Competere: "To Strive Together"


I have been surrounded by coaches all of my life. I am the son of a college coach. For 27 years I have been a high school coach. Most of my best friends are coaches, and I can't tell you how many times I've heard coaches praise the athlete who flat out "competes". I don't think there is a coach around who doesn't prioritize this quality in an athlete.

Furthermore, when a group of "competitors" assemble together you have the bedrock for a very special team. The other day Coach Cooley tweeted out, "Throwback picture from the boys of 2013. Very competitive group, miss these guys!" I replied back, "=COTY" (as in: Equals Coach of the Year). Of course I was kidding, or was I? No doubt Coach Cooley deserves that award every year, but we would all agree in order to reach our full potential we need competitive athletes.

Brett Ledbetter, author of What Drives Winning, speaks to this performance skill and references the Latin root word "competere", which means: "to strive together". He suggests we actually need to view competition as a partnership! We need other people to push us to a level that we couldn't get to on our own. We strive together. Magic and Bird. Bulls and Pistons. You and your hardest working buddy. The examples of iron sharpening iron are endless.

Instead of Me 'vs' You. We can replace the middle word versus and change it to: Me 'with' You. Why the change? Simple, we are there to make each other better. Obviously this can be said of teammates pushing each other to greatness, but take it a notch up: your opponent. Magic needed Bird to bring out his best and Bird needed Magic to do the same. It becomes a partnership so to speak. When you start to frame your competition like this, you no longer fear anybody. As a matter of fact, you start seeking out the best. Your appetite is to play the best at his best. The more you are challenged the more you will grow.

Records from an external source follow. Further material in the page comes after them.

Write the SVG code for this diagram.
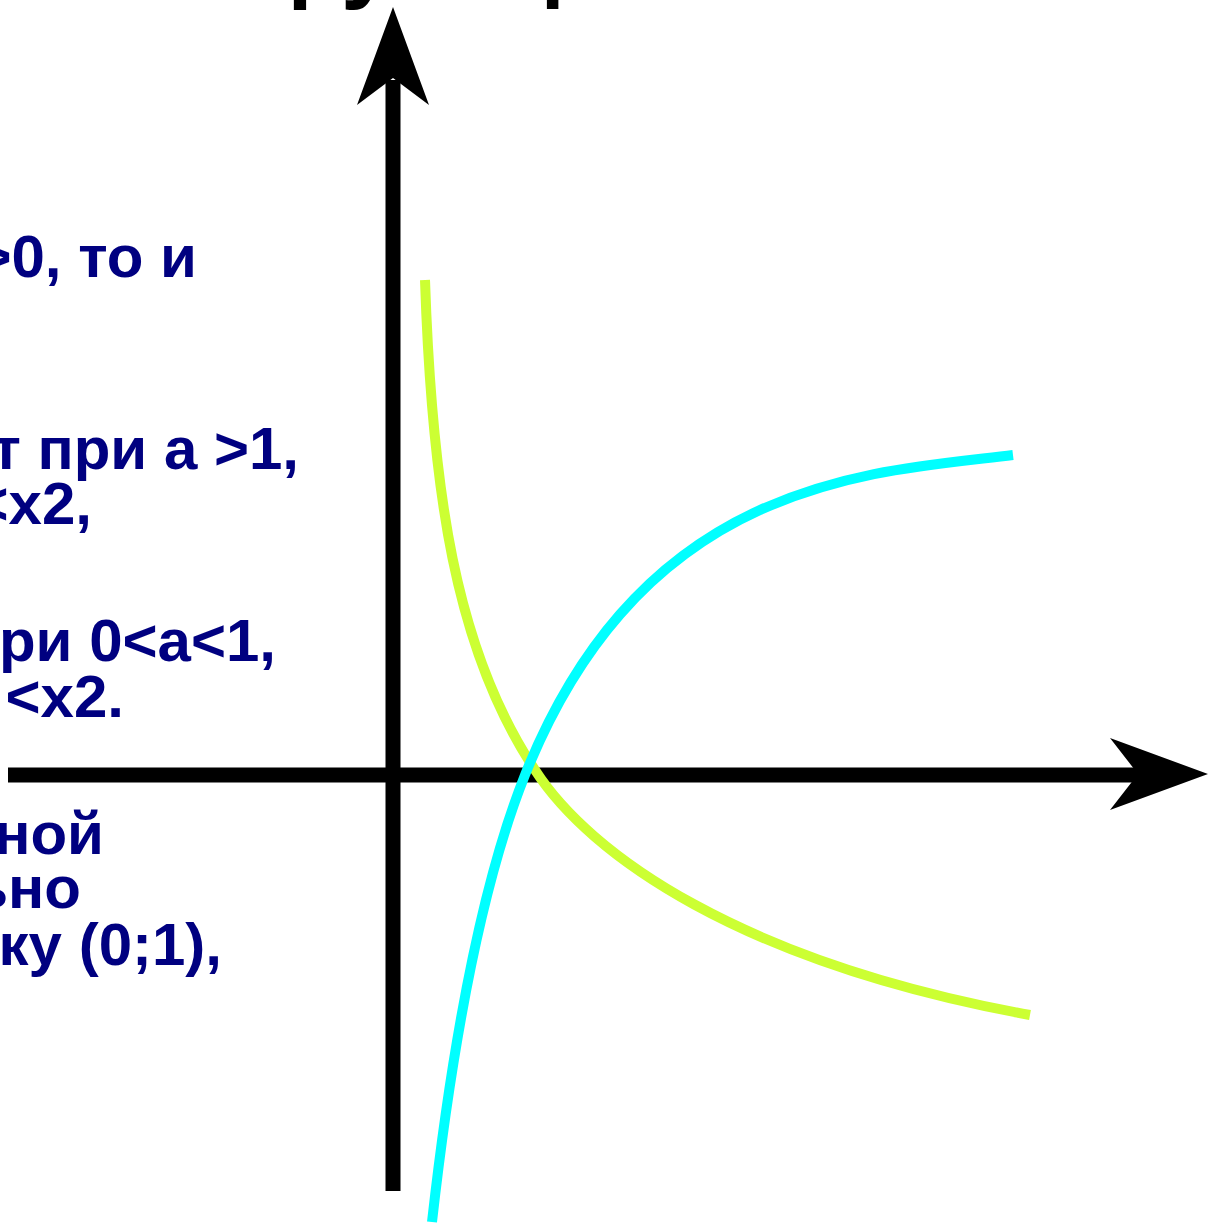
<svg xmlns="http://www.w3.org/2000/svg" width="1209" height="1225" viewBox="0 0 1209 1225">
<style>
.t{font-family:"Liberation Sans",Arial,sans-serif;font-weight:bold;font-size:60px;fill:#000080}
.title{font-family:"Liberation Sans",Arial,sans-serif;font-weight:bold;font-size:96px;fill:#000}
.axis{fill:none;stroke:#000;stroke-width:15}
.head{fill:#000}
.curve{fill:none;stroke-width:10}
</style>
<rect width="1209" height="1225" fill="#fff"/>
<g id="title"><text class="title" x="258" y="-10">функции</text></g>
<g id="texts">
<text class="t" x="197" y="277" text-anchor="end">&gt;0, то и</text>
<text class="t" x="299" y="469" text-anchor="end">т при а &gt;1,</text>
<text class="t" x="92" y="524" text-anchor="end">&lt;x2,</text>
<text class="t" x="276" y="661" text-anchor="end">при 0&lt;а&lt;1,</text>
<text class="t" x="124" y="717" text-anchor="end">&lt;x2.</text>
<text class="t" x="104" y="854" text-anchor="end">ной</text>
<text class="t" x="81" y="908" text-anchor="end">ьно</text>
<text class="t" x="222" y="965" text-anchor="end">ку (0;1),</text>
</g>
<g id="connectors">
<line class="axis" x1="393" y1="1191" x2="393" y2="80"/>
<polygon class="head" points="393,7 429,105 393,78 357,105"/>
<line class="axis" x1="8" y1="775" x2="1140" y2="775"/>
<polygon class="head" points="1208,774 1110,810 1138,774 1110,738"/>
</g>
<g id="curve-green"><path class="curve" stroke="#CCFF33" d="M425,280 C432,490 455,650 535,770 C590,855 740,962 1030,1015"/></g>
<g id="curve-cyan"><path class="curve" stroke="#00FFFF" d="M432,1222 C448,1080 475,900 525,775 C575,650 650,560 760,510 C850,470 930,465 1013,455"/></g>
</svg>
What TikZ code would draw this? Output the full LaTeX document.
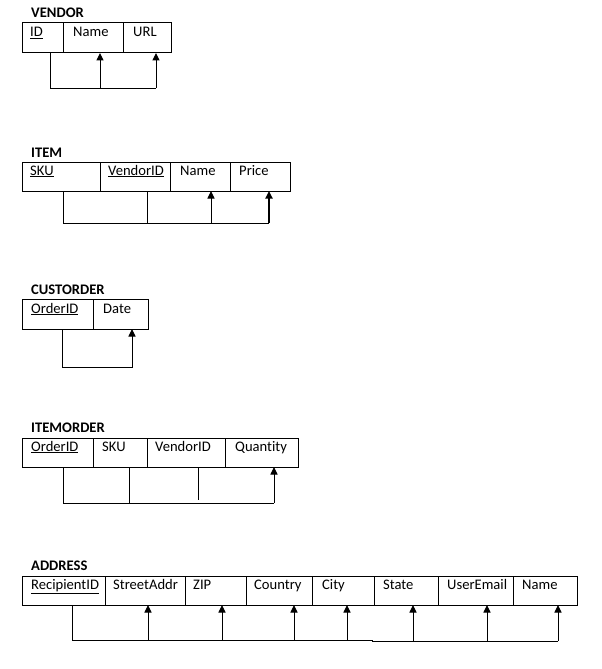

Coach John Wooden defined competitive greatness as delivering your best when your best is needed, and at the same time, you make those around you better, too. A person with this quality loves a challenge, and the tougher the better. In the sixth game of the 1998 NBA Finals, Michael Jordan had the flu, yet he played. During time outs toward the end of the game he would almost pass out, yet he continued. When he finally won the game, scoring his 45th point with 5.2 seconds to go, he could barely stand. That is competitive greatness.

So let's all strive together to be the best we can be!